NEW YORK/WASHINGTON (Reuters) - Southwest Airlines Co said on Thursday it had reached a confidential compensation agreement with Boeing Co for a portion of a projected $830 million hit to operating income in 2019 arising from the grounding of its 737 MAX aircraft.
The airline, the world’s largest 737 MAX operator, said it would share with its employees proceeds of about $125 million from Boeing.
Southwest said it continues to discuss with Boeing further compensation related to the MAX grounding, adding that the details of the talks and the settlement were confidential. Boeing declined to make an immediate comment.
Southwest, American Airlines Group Inc and United Airlines Holdings Inc are scheduling flights without use of the aircraft until early March 2020, nearly a year since the plane was grounded after crashes killed 346 people in Indonesia and Ethiopia.
Federal Aviation Administration (FAA) chief Steve Dickson confirmed on Wednesday the agency will not unground the MAX before the end of 2019.
Speaking at a Wings Club event, Southwest Chief Executive Gary Kelly said the March date was based on FAA approval in December and would likely need to be pushed back again.
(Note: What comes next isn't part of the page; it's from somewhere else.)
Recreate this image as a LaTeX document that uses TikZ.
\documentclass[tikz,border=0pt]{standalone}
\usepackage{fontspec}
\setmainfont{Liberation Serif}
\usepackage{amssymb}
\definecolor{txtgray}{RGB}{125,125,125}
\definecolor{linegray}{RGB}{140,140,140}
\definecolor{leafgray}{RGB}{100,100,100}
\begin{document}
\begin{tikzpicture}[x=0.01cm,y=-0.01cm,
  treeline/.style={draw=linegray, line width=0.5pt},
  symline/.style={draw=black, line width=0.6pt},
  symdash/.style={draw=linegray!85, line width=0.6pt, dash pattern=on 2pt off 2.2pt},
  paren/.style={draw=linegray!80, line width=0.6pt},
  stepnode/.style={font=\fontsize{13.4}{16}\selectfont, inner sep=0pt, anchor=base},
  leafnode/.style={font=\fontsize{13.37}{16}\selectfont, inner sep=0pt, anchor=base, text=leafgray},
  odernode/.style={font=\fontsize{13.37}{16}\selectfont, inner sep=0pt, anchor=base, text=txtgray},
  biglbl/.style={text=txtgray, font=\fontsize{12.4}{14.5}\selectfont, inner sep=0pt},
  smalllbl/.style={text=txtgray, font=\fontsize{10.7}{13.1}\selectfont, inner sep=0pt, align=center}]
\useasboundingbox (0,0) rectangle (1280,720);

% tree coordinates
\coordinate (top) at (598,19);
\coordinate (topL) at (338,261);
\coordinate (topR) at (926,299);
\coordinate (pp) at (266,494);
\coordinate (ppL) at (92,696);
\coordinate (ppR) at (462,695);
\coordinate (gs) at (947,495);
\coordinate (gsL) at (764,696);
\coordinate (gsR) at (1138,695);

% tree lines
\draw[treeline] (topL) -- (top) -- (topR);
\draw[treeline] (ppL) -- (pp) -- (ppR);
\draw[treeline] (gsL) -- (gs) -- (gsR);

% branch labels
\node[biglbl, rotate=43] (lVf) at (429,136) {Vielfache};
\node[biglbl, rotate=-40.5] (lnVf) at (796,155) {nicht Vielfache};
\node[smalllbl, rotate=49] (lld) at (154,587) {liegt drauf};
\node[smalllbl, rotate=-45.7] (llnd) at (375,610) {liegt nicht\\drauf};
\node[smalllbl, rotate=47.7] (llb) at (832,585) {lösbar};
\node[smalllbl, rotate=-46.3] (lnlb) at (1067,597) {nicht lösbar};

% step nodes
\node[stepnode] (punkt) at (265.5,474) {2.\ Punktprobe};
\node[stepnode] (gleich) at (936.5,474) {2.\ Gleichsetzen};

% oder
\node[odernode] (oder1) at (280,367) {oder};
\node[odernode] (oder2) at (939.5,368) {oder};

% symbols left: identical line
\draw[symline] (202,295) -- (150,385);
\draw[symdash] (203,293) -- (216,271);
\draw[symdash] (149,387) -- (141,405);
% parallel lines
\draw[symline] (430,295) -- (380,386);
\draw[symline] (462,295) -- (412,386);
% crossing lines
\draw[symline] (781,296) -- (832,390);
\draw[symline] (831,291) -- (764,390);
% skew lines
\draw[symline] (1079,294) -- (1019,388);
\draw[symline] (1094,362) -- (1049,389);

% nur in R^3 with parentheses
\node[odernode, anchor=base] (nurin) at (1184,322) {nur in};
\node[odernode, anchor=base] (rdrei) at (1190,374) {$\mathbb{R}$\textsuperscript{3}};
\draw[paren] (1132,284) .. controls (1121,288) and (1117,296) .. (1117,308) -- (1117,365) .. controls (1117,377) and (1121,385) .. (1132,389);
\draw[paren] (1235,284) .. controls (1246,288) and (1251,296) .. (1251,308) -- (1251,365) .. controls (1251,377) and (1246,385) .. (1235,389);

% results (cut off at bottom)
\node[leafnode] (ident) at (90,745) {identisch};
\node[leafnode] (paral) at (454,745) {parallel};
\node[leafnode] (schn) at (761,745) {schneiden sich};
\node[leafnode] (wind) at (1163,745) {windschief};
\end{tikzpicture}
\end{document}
American and United remain in discussions with Boeing about compensation. American has 24 MAX aircraft and had expected 40 by the end of 2019. American has said it expects to be compensated by Boeing.
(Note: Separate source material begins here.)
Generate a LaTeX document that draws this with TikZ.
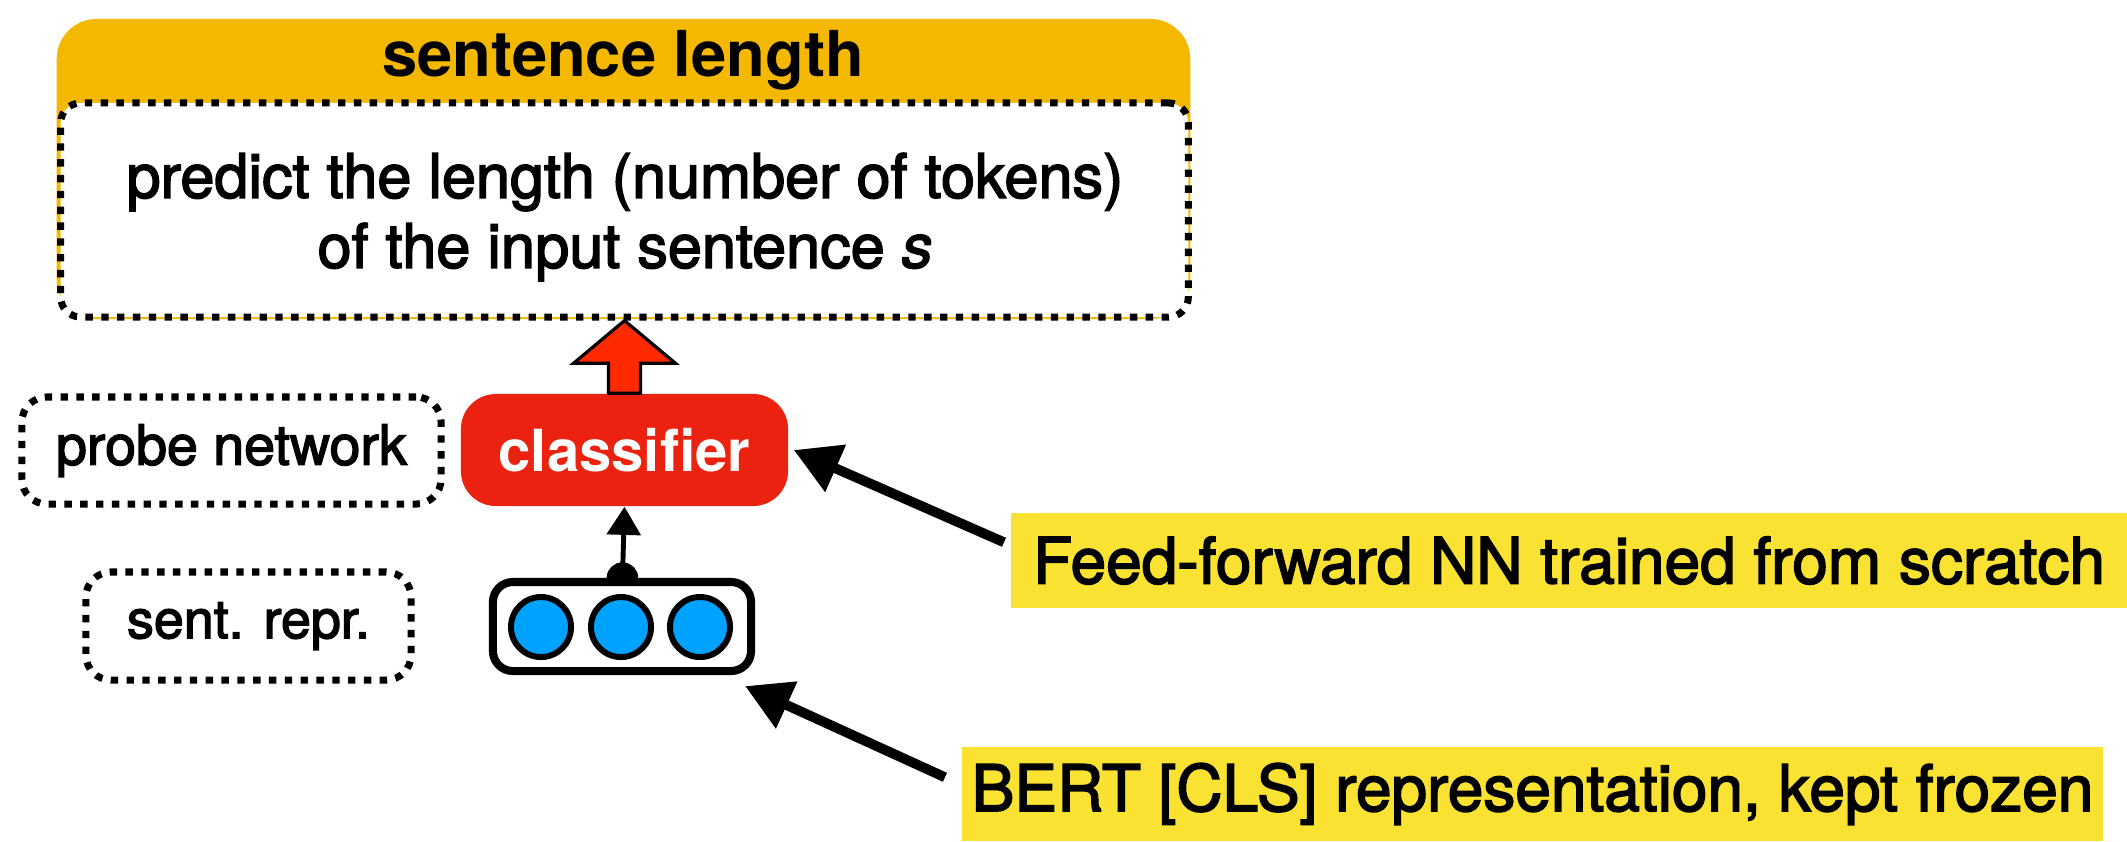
\documentclass[tikz,border=0pt]{standalone}
\usepackage{fontspec}
\setmainfont{TeX Gyre Heros}[UprightFeatures={FakeBold=2.5},ItalicFeatures={FakeBold=2.5}]
\usetikzlibrary{arrows.meta,calc,backgrounds}
\definecolor{taskorange}{RGB}{245,184,0}
\definecolor{clfred}{RGB}{236,34,16}
\definecolor{arrowred}{RGB}{255,42,0}
\definecolor{unitblue}{RGB}{0,162,255}
\definecolor{noteyellow}{RGB}{249,226,50}
\tikzset{
  dotbox/.style={draw,fill=white,line width=2pt,dash pattern=on 2.1pt off 2.4pt,rounded corners=0.25cm},
  note/.style={fill=noteyellow,inner sep=0pt,font=\fontsize{18.2}{20}\selectfont},
  pointer/.style={line width=2.8pt,-{Triangle[length=13pt,width=14pt]}},
  bigarrow/.style={fill=arrowred,draw=black,line width=0.9pt,line join=miter},
}

\begin{document}
\begin{tikzpicture}[x=0.01cm,y=-0.01cm]  % ------ probing task ---------------
    \useasboundingbox (0,0) rectangle (2127,841);

    % task box
    \node[fill=taskorange,rounded corners=0.4cm,minimum width=11.33cm,minimum height=3cm] (taskbg) at (623.5,169) {};
    \node[font=\fontsize{18}{20}\selectfont\bfseries] (task) at (623,60) {sentence length};
    \node[dotbox,rounded corners=0.2cm,minimum width=11.27cm,minimum height=2.14cm] (desc) at (624.5,210) {};
    \node[align=center,font=\fontsize{17.4}{19.9}\selectfont] (desctext) at (625,217)
          {predict the length (number of tokens)\\of the input sentence \textit{s}};

    % probe
    \node[fill=clfred,rounded corners=0.35cm,minimum width=3.27cm,minimum height=1.12cm,text=white,
          font=\fontsize{16.5}{18}\selectfont\bfseries] (clf) at (624.5,450) {classifier};
    \node[dotbox,minimum width=4.19cm,minimum height=1.07cm,font=\fontsize{15.8}{18}\selectfont] (probe) at (231.5,450.5) {probe network};
    \draw[bigarrow] (clf.north) ++(-16,0) -- ++(0,-30) -- ++(-35,0) -- (clf.north |- desc.south)
        -- ($(clf.north)+(51,-30)$) -- ++(-35,0) -- ++(0,30) -- cycle;

    % sentence representation
    \node[dotbox,minimum width=3.25cm,minimum height=1.08cm,font=\fontsize{15.3}{18}\selectfont] (sent) at (248.5,626) {sent. repr.};
    \node[draw,fill=white,line width=2.3pt,rounded corners=0.2cm,minimum width=2.58cm,minimum height=0.89cm] (vec) at (622,626.5) {};
    \foreach \i/\x in {1/541,2/621,3/700}
        \node[circle,draw,fill=unitblue,line width=1.7pt,minimum size=0.6cm,inner sep=0pt] (u\i) at (\x,627) {};
    \begin{scope}[on background layer]
        \draw[line width=1.4pt,{Circle[length=9pt]}-{Triangle[length=8pt,width=9.5pt]}] ($(vec.north)+(0,16)$) -- (clf.south);
    \end{scope}

    % notes
    \node[note,minimum width=11.16cm,minimum height=0.95cm] (ff) at (1569,560.5) {Feed-forward NN trained from scratch};
    \node[note,minimum width=11.41cm,minimum height=0.94cm] (bert) at (1532.5,794) {BERT [CLS] representation, kept frozen};
    \draw[pointer] ($(ff.north west)+(-6,30)$) -- ($(clf.east)+(5,0)$);
    \draw[pointer] ($(bert.north west)+(-16,31)$) -- ($(vec.south east)+(-10,11)$);
\end{tikzpicture}
\end{document}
“The missed deadlines and extended grounding have hurt our customers, our team members and our shareholders,” American spokesman Ross Feinstein said. “We are working to ensure that Boeing’s shareholders bear the cost of Boeing’s failures.”
United declined comment.
With its 34 MAX jets parked and 41 more expected in 2019 still pending delivery, Southwest has scaled back growth plans and canceled more than 100 daily flights.
Once the jets are flying again, Kelly said he has a clear route strategy with plans to boost service to Denver, Houston and Baltimore. The carrier launched flights to Hawaii this year.
In a statement about the settlement, the Southwest Airlines Pilots Association said the agreement “doesn’t get anywhere close to compensating” the losses its pilots and other employees have experienced. The union, which filed a lawsuit against Boeing alleging over $100 million in lost wages from the grounding, said it will continue to pursue legal action.
Federal officials told Reuters the FAA is not expected to authorize the plane to fly until January at the earliest, though some U.S. officials think Dickson will not give the green light until February at earliest.
“Hopefully we’ll have a clean start in 2021,” Kelly said.